Why do they need so many threads? This really feels like they just designed the cpu poorly, in that it can't extract enough parallelism out of the instruction stream already.

(Intel and AMD stopped at 2! Apparently more wasn't worth it for them. Presumably because the cpu was doing enough of the right thing already.)

As I recall it, Intel brought about Hyperthreading on Northwood and later Pentium 4s as a way to help with issues in it's long pipeline. As I remember it described at the time, P4 had 30+ stages in it's pipeline. Many of them did not need to be used in a given thread. Furthermore, if a branch prediction engine guessed wrong, then the pipeline needed to be cleared and started anew. For a 30+ stage pipeline, that's a lot of wasted clock cycles.

So hyper-threading was a way to recoup some of those losses. I recall reading at the time that it was a "latency hiding technique". How effective it was I leave to others. But it became standard it seems on all x86 processors in time. Core and Core 2 didn't seem to need it (much shorter pipelines) but later Intel and AMD processors got it.

This is how it was explained to me at the time anyways. I was working at an OEM from '02-'05, and I recall when this feature came out. I pulled out my copy of "Inside the Machine" by Jon Stokes which goes deep into the P4 architecture, but strangely I can only find a single mention of hyperthreading in the book. But it goes far into the P4 architecture and why branch misses are so punishing. It's a good read.

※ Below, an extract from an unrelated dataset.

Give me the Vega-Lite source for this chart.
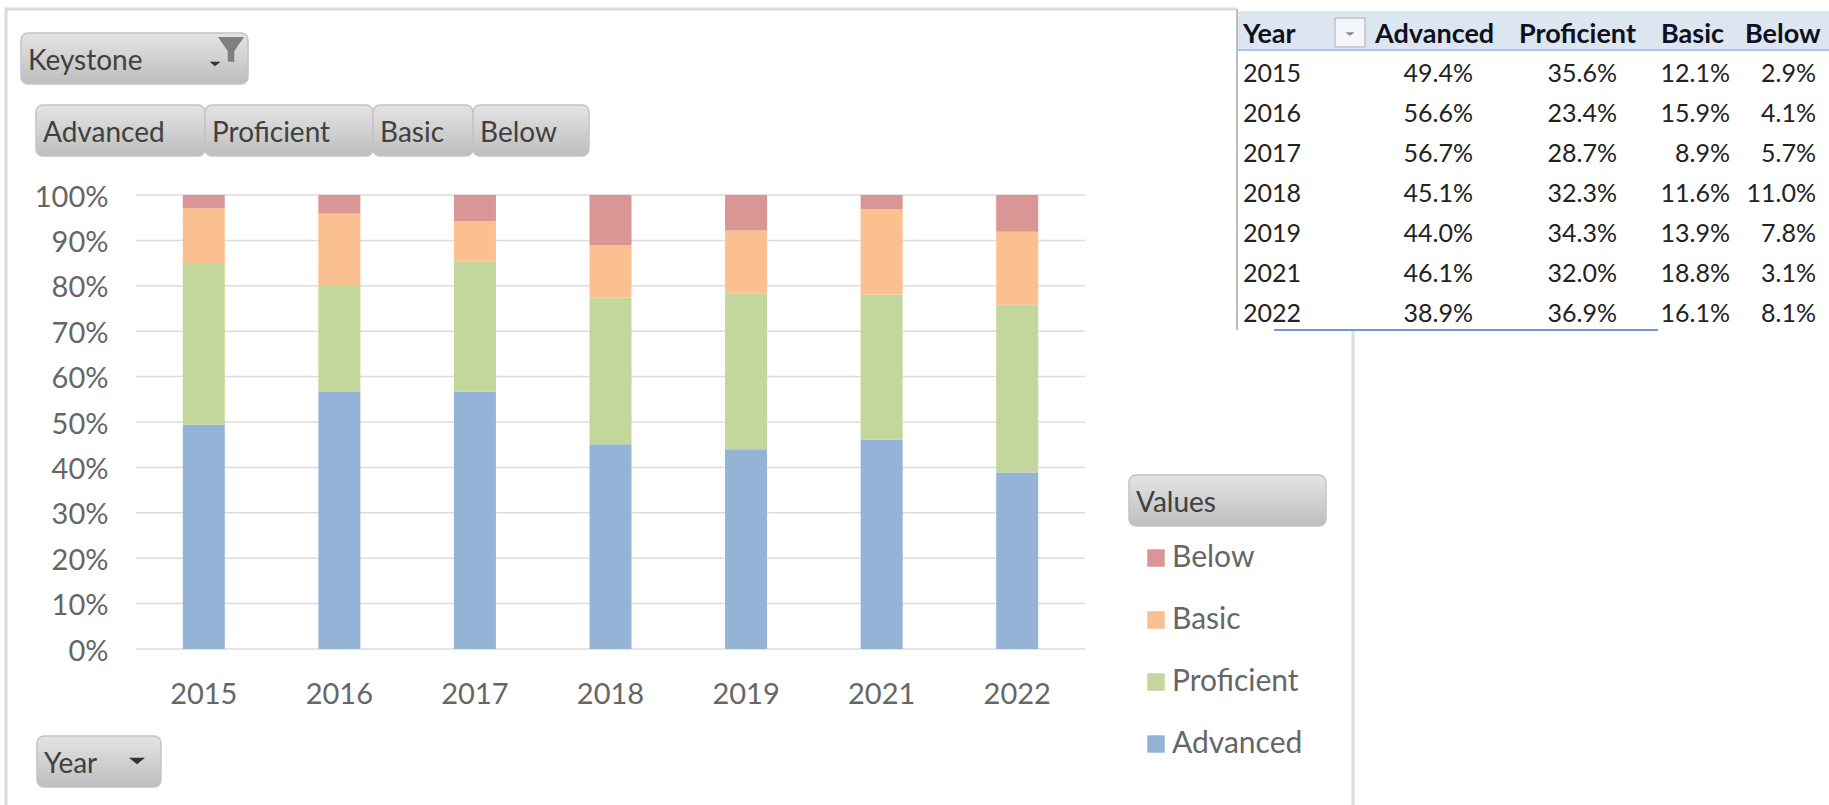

Edit: Adding that I suspect instruction pipelines are not so long that adding additional threads would help. I suspect diminishing returns past 2.

I suspect part of it is licensing games, both in the sense of "avoiding per core license limits" which absolutely matters when your DB is costing a million bucks, and also in the 'enable the highest PVU score per chassis' for ibm's own license farming.

Power systems tend not to be under the same budget constraints as intel, whether thats money, power, heat, whatever, so the cost benifit of adding more sub-core processing for incremental gains is likely different too.

I may have a raft of issues with IBM, and aix, but those Power chips are top notch.

Low-latency databases are architected to be memory-bandwidth bound. SMT allows more connections to be generating more loads faster, utilizing more memory bandwidth.

Think async or green threads, but for memory or branch misses rather than blocking I/O.

(As mentioned elsewhere, optimizing for vendor licensing practices is a nice side benefit, but obviously if the vendors want $X for Y compute on their database, they’ll charge that somehow.)

Power does have higher memory latency because of OMI and it supports more sockets. But I think the main motivation for SMT8 is low-IPC spaghetti code.